Deeper understanding about idle timeout & scaling behavior of ALB
When your web browser or your mobile device makes a TCP connection to an Elastic Load Balancer, the connection is used for the request and the response and then remains open for a short amount of time for possible reuse. This time period is known as the idle timeout for the Load Balancer. The load balancer has a configured idle timeout period that applies to its connections. If no data has been sent or received by the time that the idle timeout period elapses, the load balancer closes the connection.
Hence, next connections will never wait for the previous connections to get closed before they reach to the target as they have there individual sockets to make a connection. We usually recommend to keep the ideal timeout value a slight greater than the application timeout value after consulting your application team accordingly. By default its value is 60 seconds.
In most cases, a 60 second timeout is long enough to allow for the potential reuse that I mentioned earlier. However, in some circumstances, different idle timeout values are more appropriate. Some applications can benefit from a longer timeout because they create a connection and leave it open for polling or extended sessions. Other applications tend to have short, non- recurring requests to AWS and the open connection will hardly ever end up being reused.

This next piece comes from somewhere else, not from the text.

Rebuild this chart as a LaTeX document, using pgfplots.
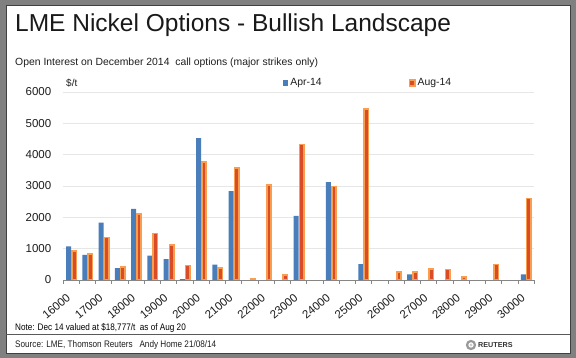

Please note that ALB are designed to adjust with increasing amount of traffic. By design, the Application Load Balancer automatically scale to appropriate size based on the amount of traffic it receives. Application Load Balancers scale up as traffic increases, and scale down after traffic decreases. This is done by adding or removing different size load balancer nodes. Elastic Load Balancers scale up aggressively, and scale down conservatively, scaling up in minutes, and down in hours. When scaling, nodes in your load balancer may be replaced with higher capacity or additional nodes may be added. Our scaling system will scale up your load balancer very aggressively, and always keep enough capacity in your load balancer to support. This scaling process happens dynamically, is non-configurable by the customer, and is unnoticed by the customer or end users accessing the application.
In some cases, the traffic that immediately starts coming in to the load balancer will be greater than the amount that the initial capacity configuration supports. Alternatively, if the load balancer is created and not used for some period of time (generally a few hours, but potentially as little as an hour), the load balancer may scale down before the traffic begins to reach it. This means that the load balancer has to scale up just to reach its initial capacity level.
I would recommend you read through the following article for Best Practices in Evaluating Elastic Load Balancing:
(1) https://aws.amazon.com/articles/best-practices-in-evaluating-elastic-load-balancing/
(2) https://aws.amazon.com/blogs/aws/elb-idle-timeout-control/
If traffic will be below 50% increase in 5 minutes interval, then ALB scaling can handle that traffic increase and will do scaling based on traffic increase. As long as the traffic is increasing at a rate of 50% over a 5-minute period, the ALB should be able to scale without any issues.
But, if you are expecting 50% or more increase in the request per second metrics within 5 minutes interval, in that case ALB scaling policy won’t be able to cope off with that much exponential request increase. Hence, in cases where there is a sudden increase in request count (increase of traffic more than 50% in less than 5 minutes period), or when you are expecting a drastic increase in traffic, more than a 50% increase in less than 5 minutes, then ALB will not have sufficient time to scale up.
Related:
ALB: What will happen if I have too many connections that have to wait for idle timeout elapsed to close?
Some further details on the ALB ability to scale in response to incomming traffic:
AWS Application Load Balancer and Http2 Persistent Connections (“keep alive”)
https://repost.aws/questions/QULRcA_-73QxuAOyGYWhExng
From the Elastic Load Balancer standpoint, the ALB support the Least outstanding requests (LOR) algorithm withholding the round-robin algorithm. With this algorithm, as the new request comes in, the load balancer will send it to the target with least number of outstanding requests.